SteveK · 11 August 2023 17:30

just 2 pollers
it graphs fine with the default group

I have removed the other groups because they were not working as expected and I do not have $config[‘distributed_poller_group’] in my config.php this install I have only been using lnms to configure the service to keep it cleaner.

krisl · 11 August 2023 17:36

So I modified my testbed and came up with a similar issue with graphs not updating, but the issue was the devices simply not being polled.

my env is comprised of three libre instances
01 - libre poller and webgui
02 - libre poller and webgui (keepalived backup)
03 - libre only

All three nodes have the dispatcher service running and are visible on the poller page in a cluster with a master and two slaves, and by default were all group 0. So far so good, if I take a node out by stopping the service, the remaining two pollers pick up the slack.

I tried what you indicated, which was to put one of the pollers in its own group. So I set the

$config[‘distributed_poller_group’] = '6';

on that poller and thought it would be best to restart the service. I also put one of the devices in that group. I was expecting to see that node on polling one device, and I ran a packet capture on the device to make sure that the other nodes werent talking to it. What I saw instead was:

poller 03 continuing to poll lots of things
the device in its own group NEVER getting polled.

I had a look back at the docs and it defo indicates on Dispatcher Service (RC) - LibreNMS Docs or purports that $config[‘distributed_poller_group’]; is the way to go, although I notice on the poller settings there is a dropdown to configure the groups. “may be its that? I said”. So I tried changing it in the UI, waited for the green update to fire and it looked like it was ok.

navigating away from the page made it seem to be default again though. Back to square one.

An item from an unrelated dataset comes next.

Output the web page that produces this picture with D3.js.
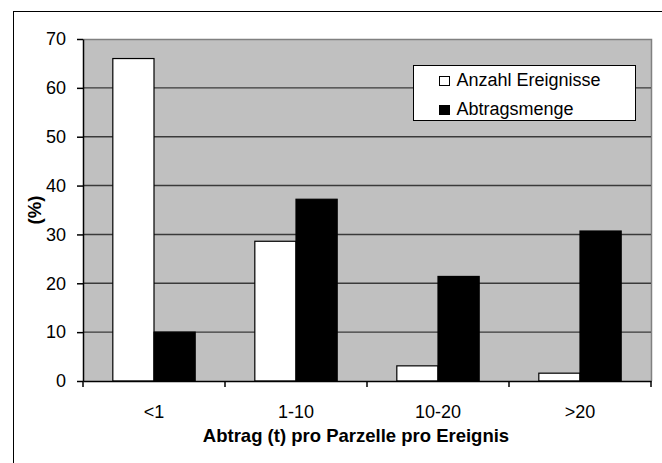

I decided to take a peek in the database. There is a table called poller_cluster. When I queried it came up with this:

MariaDB [librenms]> select id,node_id,poller_name,poller_groups from poller_cluster;
+------+---------------+----------------+---------------+
| id   | node_id       | poller_name    | poller_groups |
+------+---------------+----------------+---------------+
|    1 | 64d4e59f74a36 | libre01 | 0             |
|   43 | 64d50ea364cd4 | libre02 | 0             |
| 1213 | 64d5326ba0ef0 | libre03 | 0             |
+------+---------------+----------------+---------------+
3 rows in set (0.000 sec)

MariaDB [librenms]>

I was brave and made an update in there to force my group for libre03 to be 6

MariaDB [librenms]> update poller_cluster set poller_groups=6 where id =1213;
Query OK, 1 row affected (0.001 sec)
Rows matched: 1  Changed: 1  Warnings: 0

MariaDB [librenms]> select id,node_id,poller_name,poller_groups from poller_cluster;
+------+---------------+----------------+---------------+
| id   | node_id       | poller_name    | poller_groups |
+------+---------------+----------------+---------------+
|    1 | 64d4e59f74a36 | libre01 | 0             |
|   43 | 64d50ea364cd4 | libre02 | 0             |
| 1213 | 64d5326ba0ef0 | libre03 | 6             |
+------+---------------+----------------+---------------+
3 rows in set (0.000 sec)

and this followed through on the UI in the poller page… for five mins… and then went back to default again, and the database went back to default too. I retried but this time stopped ALL poller services, updated the DB and restarted services. Now we have more success. I can see just this device being polled by libre03 and nothing else, and the graphs are updating (because its being polled)…

so summary is, looks like a: the config.php value is ignored when using the dispatcher scripts and b: there seems to be some problem with making a change like that (which I would think should be simpler). I don’t believe I have anything wrong in my setup but at least I know this is a fix that works.

let me know if that helps…

krisl · 15 August 2023 09:50

little bit more testing, this seems to toggle being a problem (or not) by the very existence of the:

$config['distributed_poller_group']

being in the config.php. I don’t believe I misunderstood the documentation that suggested that is supposed to be in there, but if present (and set to say 0), this appears to override the desired poller group specified in the poller settings. If the DB is updated manually it is again overridden. I have mine commented out and restarting the librenms dispatcher service resolves this issue.

Just checking if that issue was the core issue you were having or is there still something else up with your graphing.

system · 13 November 2023 09:50

This topic was automatically closed 90 days after the last reply. New replies are no longer allowed.